Science_file_300.txt
Sports/
Sports_file_301.txt
...
Sports_file_400.txt
Technology/
Technology_file_401.txt
...
Technology_file_500.txt
..."""
# Source file directory
path_train = "G:\\DataSet\\DataSet\\NewsArticles"
files_train = skds.load_files(path_train, load_content=False)
label_index = files_train.target
label_names = files_train.target_names
labelled_files = files_train.filenames
data_tags = ["filename", "category", "content"]
data_list = []
# Read and add data from file to a list
i = 0
for f in labelled_files:
data_list.append((f, label_names[label_index[i]], Path(f).read_text()))
i += 1
# We have training data available as dictionary filename, category, data
data = pd.DataFrame.from_records(data_list, columns=data_tags)
print("Data loaded : "+str(len(data)))
3.2 Split datasets into Train/Test
Next step is to split data sets into two parts training and testing dataset which used to check our model performance. here we have split data sets into 80:20 ratio.80% training set and the remaining 20% is our testing data sets.
Refer below sample code:
# lets take 80% data as training and remaining 20% for test.
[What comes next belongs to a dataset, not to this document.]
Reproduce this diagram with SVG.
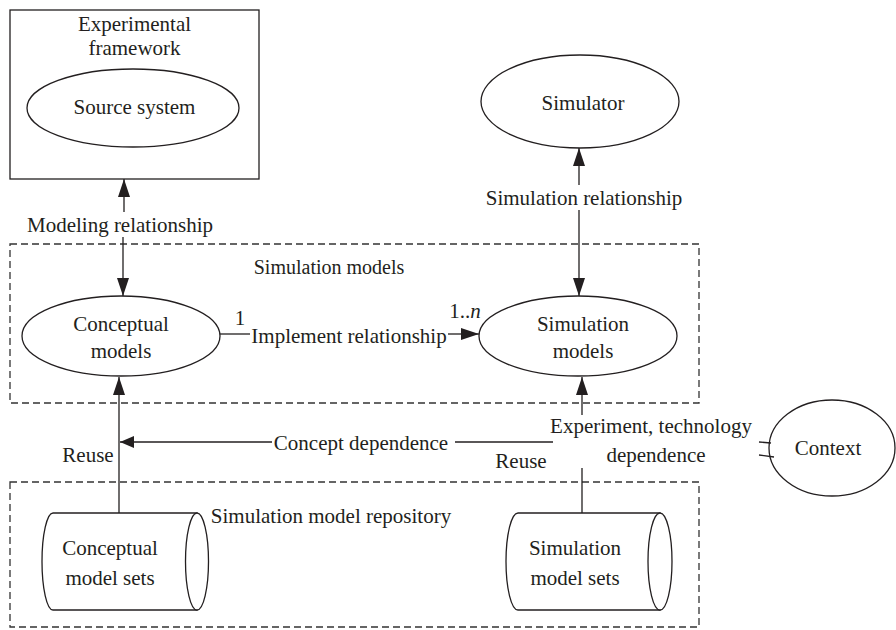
<svg xmlns="http://www.w3.org/2000/svg" width="896" height="630" viewBox="0 0 896 630">
<defs>
<style>
text{font-family:"Liberation Serif","Times New Roman",serif;font-size:21px;fill:#231f20;text-anchor:middle}
.sh{fill:#fff;stroke:#231f20;stroke-width:1.3}
.dash{fill:none;stroke:#333;stroke-width:1.3;stroke-dasharray:7 4}
.ln{fill:none;stroke:#231f20;stroke-width:1.3}
</style>
<marker id="ah" markerUnits="userSpaceOnUse" markerWidth="18" markerHeight="12" refX="18" refY="6" orient="auto">
<path d="M0,0 L18,6 L0,12 Z" fill="#231f20"/>
</marker>
<marker id="ahs" markerUnits="userSpaceOnUse" markerWidth="14" markerHeight="12" refX="14" refY="6" orient="auto">
<path d="M0,0 L14,6 L0,12 Z" fill="#231f20"/>
</marker>
</defs>
<rect width="896" height="630" fill="#fff"/>
<g id="simulation-models-group">
<rect class="dash" x="10" y="244" width="689" height="159"/>
<text x="329" y="274" style="font-size:20px">Simulation models</text>
</g>
<g id="repository-group">
<rect class="dash" x="10" y="482" width="689" height="145"/>
<text x="331" y="523">Simulation model repository</text>
</g>
<g id="experimental-framework">
<rect class="sh" x="10" y="10" width="249" height="169"/>
<text x="134.5" y="31">Experimental</text>
<text x="134.5" y="55">framework</text>
</g>
<g id="source-system">
<ellipse class="sh" cx="133" cy="108" rx="106" ry="39"/>
<text x="134.5" y="114">Source system</text>
</g>
<g id="simulator">
<ellipse class="sh" cx="580" cy="101.5" rx="99" ry="46.5"/>
<text x="583" y="110">Simulator</text>
</g>
<g id="conceptual-models">
<ellipse class="sh" cx="121" cy="336" rx="99" ry="40"/>
<text x="121" y="331">Conceptual</text>
<text x="121" y="358">models</text>
</g>
<g id="simulation-models">
<ellipse class="sh" cx="578" cy="336" rx="99" ry="40"/>
<text x="583" y="331">Simulation</text>
<text x="583" y="358">models</text>
</g>
<g id="context">
<ellipse class="sh" cx="832" cy="448" rx="63" ry="48"/>
<text x="828" y="455">Context</text>
</g>
<g id="conceptual-model-sets">
<path class="sh" d="M53,513 L197,513 L197,610 L53,610 A11,48.5 0 0 1 53,513 Z"/>
<ellipse class="sh" cx="197" cy="561.5" rx="11.5" ry="48.5"/>
<text x="110" y="555">Conceptual</text>
<text x="110" y="585">model sets</text>
</g>
<g id="simulation-model-sets">
<path class="sh" d="M518,513 L660,513 L660,610 L518,610 A12,48.5 0 0 1 518,513 Z"/>
<ellipse class="sh" cx="660" cy="561.5" rx="12" ry="48.5"/>
<text x="575" y="555">Simulation</text>
<text x="575" y="585">model sets</text>
</g>
<g id="connectors">
<line class="ln" x1="124" y1="212" x2="124" y2="179" marker-end="url(#ah)"/>
<line class="ln" x1="123" y1="237" x2="123" y2="296" marker-end="url(#ah)"/>
<text x="120" y="232">Modeling relationship</text>
<line class="ln" x1="579" y1="185" x2="579" y2="148" marker-end="url(#ah)"/>
<line class="ln" x1="579" y1="210" x2="579" y2="296" marker-end="url(#ah)"/>
<text x="584" y="205">Simulation relationship</text>
<line class="ln" x1="220" y1="334" x2="250" y2="334"/>
<line class="ln" x1="448" y1="334" x2="479" y2="334" marker-end="url(#ah)"/>
<text x="349" y="343">Implement relationship</text>
<text x="240" y="325">1</text>
<text x="465" y="318">1..<tspan font-style="italic">n</tspan></text>
<line class="ln" x1="119" y1="513" x2="119" y2="377" marker-end="url(#ah)"/>
<text x="88" y="462">Reuse</text>
<line class="ln" x1="272" y1="442" x2="120" y2="442" marker-end="url(#ahs)"/>
<line class="ln" x1="455" y1="442" x2="553" y2="442"/>
<text x="361" y="450">Concept dependence</text>
<line class="ln" x1="582" y1="513" x2="582" y2="468"/>
<line class="ln" x1="582" y1="415" x2="582" y2="377" marker-end="url(#ah)"/>
<text x="521" y="468">Reuse</text>
<text x="651" y="433">Experiment, technology</text>
<text x="656" y="462">dependence</text>
<line class="ln" x1="759" y1="442" x2="771" y2="443"/>
<line class="ln" x1="759" y1="455" x2="774" y2="457"/>
</g>
</svg>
train_size = int(len(data) * .8)
train_posts = data['content'][:train_size]
train_tags = data['category'][:train_size]
train_files_names = data['filename'][:train_size]
test_posts = data['content'][train_size:]
test_tags = data['category'][train_size:]
test_files_names = data['filename'][train_size:]
print("Training Set Size "+str(len(train_posts)))
print("Testing Set Size "+str(len(test_posts)))3.3 PreProcess text
Preprocessing step includes removal of common words also called stop words, punctuation marks, stemming, lemmatization etc..
After that weight is assigned to each term, weight can be term count or TF-IDF which help identify the importance of a term in a corpus.CountVectorizer and TfidfVectorizer provide facility calculate term count and term TF-IDF respectively. Here we have used TfidfVectorizer weighting method. Refer below code for better understanding.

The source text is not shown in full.